Ultimately, Gekiken serves as a practical investigation of martial method, allowing practitioners to examine whether what they practice is correctly understood and truly effective. This question remains central today in the martial arts world, in the debate between free practice and formal training.
At the Tokyo Gekiken Club, we aim to balance these perspectives, approaching Gekiken not as striking for its own sake, but as a process of trial and error in which skills refined through kata are tested in free and dynamic exchange.
Development of Bogu and Shinai
The introduction of protective armor and the shinai marked a major development in Gekiken practice.
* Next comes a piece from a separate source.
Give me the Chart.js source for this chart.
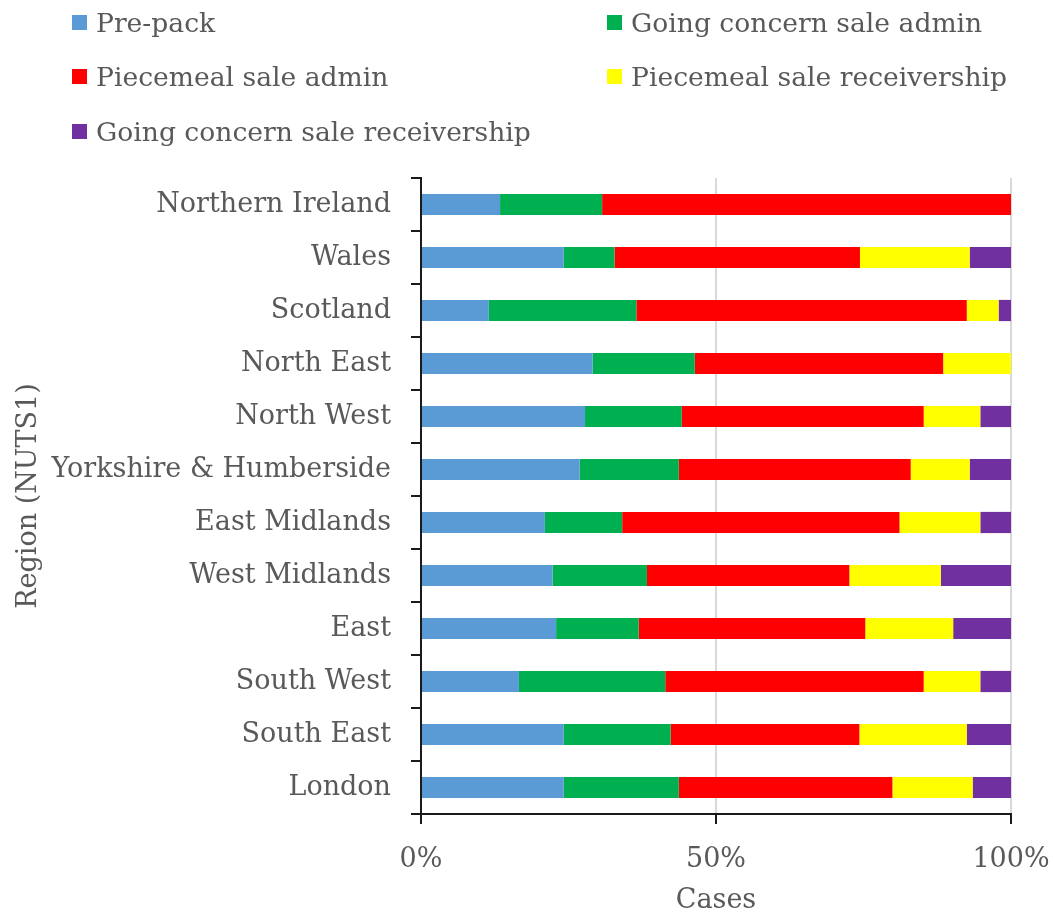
<!DOCTYPE html>
<html>
<head>
<meta charset="utf-8">
<script src="https://cdn.jsdelivr.net/npm/chart.js@4/dist/chart.umd.min.js"></script>
<style>
    html, body { margin: 0; padding: 0; background: #fff; overflow: hidden; }
    #wrap { position: relative; width: 1053px; height: 913px; }
    #chart { position: absolute; left: 0; top: 0; }
    #legend {
        position: absolute; left: 72px; top: 6px;
        display: grid; grid-template-columns: 535px 420px; grid-auto-rows: 54.5px;
        font-family: "DejaVu Serif", serif; font-size: 26.6px; color: #595959;
    }
    .item { display: flex; align-items: center; height: 32px; white-space: nowrap; }
    .box { width: 15px; height: 15px; margin-right: 9px; flex: none; }
</style>
</head>
<body>
<div id="wrap">
    <canvas id="chart" width="1053" height="913"></canvas>
    <div id="legend"></div>
</div>
<script>
// regions, top to bottom
const regions = ["Northern Ireland", "Wales", "Scotland", "North East", "North West",
    "Yorkshire & Humberside", "East Midlands", "West Midlands", "East", "South West",
    "South East", "London"];

// share of cases (%) per sale type
const prePack          = [13.4, 24.2, 11.5, 29.1, 27.8, 26.9, 21.0, 22.3, 22.9, 16.6, 24.2, 24.2];
const goingConcernAdm  = [17.3,  8.6, 25.0, 17.3, 16.4, 16.8, 13.1, 16.0, 14.0, 24.8, 18.1, 19.5];
const piecemealAdm     = [69.3, 41.6, 56.0, 42.1, 41.0, 39.3, 47.0, 34.3, 38.4, 43.8, 32.0, 36.2];
const piecemealRec     = [ 0.0, 18.6,  5.4, 11.5,  9.6, 10.0, 13.7, 15.5, 14.9,  9.6, 18.2, 13.6];
const goingConcernRec  = [ 0.0,  7.0,  2.1,  0.0,  5.2,  7.0,  5.2, 11.9,  9.8,  5.2,  7.5,  6.5];

const xTicks = [0, 50, 100];

const series = [
    { label: "Pre-pack", data: prePack, color: "#5B9BD5" },
    { label: "Going concern sale admin", data: goingConcernAdm, color: "#00B050" },
    { label: "Piecemeal sale admin", data: piecemealAdm, color: "#FF0000" },
    { label: "Piecemeal sale receivership", data: piecemealRec, color: "#FFFF00" },
    { label: "Going concern sale receivership", data: goingConcernRec, color: "#7030A0" }
];

const textColor = "#595959";
const axisColor = "#1a1a1a";
const fontSize = 27;

Chart.defaults.font.family = "'DejaVu Serif', serif";
Chart.defaults.color = textColor;

// legend laid out in two columns like the original
const legendEl = document.getElementById("legend");
series.forEach(function (s) {
    const item = document.createElement("div");
    item.className = "item";
    const box = document.createElement("span");
    box.className = "box";
    box.style.background = s.color;
    item.appendChild(box);
    item.appendChild(document.createTextNode(s.label));
    legendEl.appendChild(item);
});

new Chart(document.getElementById("chart"), {
    type: "bar",
    data: {
        labels: regions,
        datasets: series.map(function (s) {
            return {
                label: s.label,
                data: s.data,
                backgroundColor: s.color,
                borderWidth: 0,
                barPercentage: 1,
                categoryPercentage: 0.4
            };
        })
    },
    options: {
        indexAxis: "y",
        responsive: false,
        animation: false,
        layout: { padding: { top: 178, right: 42, left: 8, bottom: 0 } },
        plugins: {
            legend: { display: false },
            tooltip: { enabled: false }
        },
        scales: {
            x: {
                stacked: true,
                min: 0,
                max: 100,
                afterBuildTicks: function (scale) {
                    scale.ticks = xTicks.map(function (v) { return { value: v }; });
                },
                afterFit: function (scale) {
                    scale.height = 99;
                    scale.paddingLeft = 0;
                    scale.paddingRight = 0;
                },
                ticks: {
                    padding: 20,
                    font: { size: fontSize },
                    color: textColor,
                    callback: function (v) { return v + "%"; }
                },
                grid: {
                    color: function (ctx) { return ctx.tick && ctx.tick.value === 0 ? "rgba(0,0,0,0)" : "#d9d9d9"; },
                    lineWidth: 2,
                    tickColor: axisColor,
                    tickWidth: 2,
                    tickLength: 10
                },
                border: { color: axisColor, width: 2 },
                title: {
                    display: true,
                    text: "Cases",
                    font: { size: fontSize },
                    color: textColor,
                    padding: { top: 0, bottom: -4 }
                }
            },
            y: {
                stacked: true,
                afterFit: function (scale) {
                    scale.width = 413;
                    scale.paddingTop = 0;
                    scale.paddingBottom = 0;
                },
                ticks: {
                    padding: 20,
                    font: { size: fontSize },
                    color: textColor
                },
                grid: {
                    drawOnChartArea: false,
                    color: axisColor,
                    lineWidth: 2,
                    tickLength: 10
                },
                border: { color: axisColor, width: 2 },
                title: {
                    display: true,
                    text: "Region (NUTS1)",
                    font: { size: fontSize },
                    color: textColor,
                    padding: { top: 5, bottom: 0 }
                }
            }
        }
    }
});
</script>
</body>
</html>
Early forms appeared in the 18th century, but it was in the 19th century that they evolved into the structured shinai and bogu used today.
Before the modern shinai, Kamiizumi Nobutsuna of Shinkage-ryū devised the fukuro-shinai, a bamboo weapon covered in leather or cloth. It preserved the sensation of striking while improving safety and influenced the later development of the shinai, encouraging freer weapon-based practice.
Before armor became widespread, training focused mainly on kata with wooden swords. Inter-school encounters using wooden or unsharpened blades were not uncommon and often resulted in serious injury. As equipment improved, sustained free-striking practice became increasingly possible.
By the late Edo period, protective gear had developed enough to support regular free exchange, and Gekiken (shinai kenjutsu) flourished from the late Edo through the Meiji era, eventually paving the way for the development of modern Kendo.
During the 20th century, bogu was also adopted in other disciplines such as naginata-dō, jūkendō, tankendō, and certain forms of kenpō.
Today, bogu and shinai remain indispensable to Japanese martial arts. Through continuous refinement in materials and design, they have become reliable equipment that enables realistic practice while maintaining safety.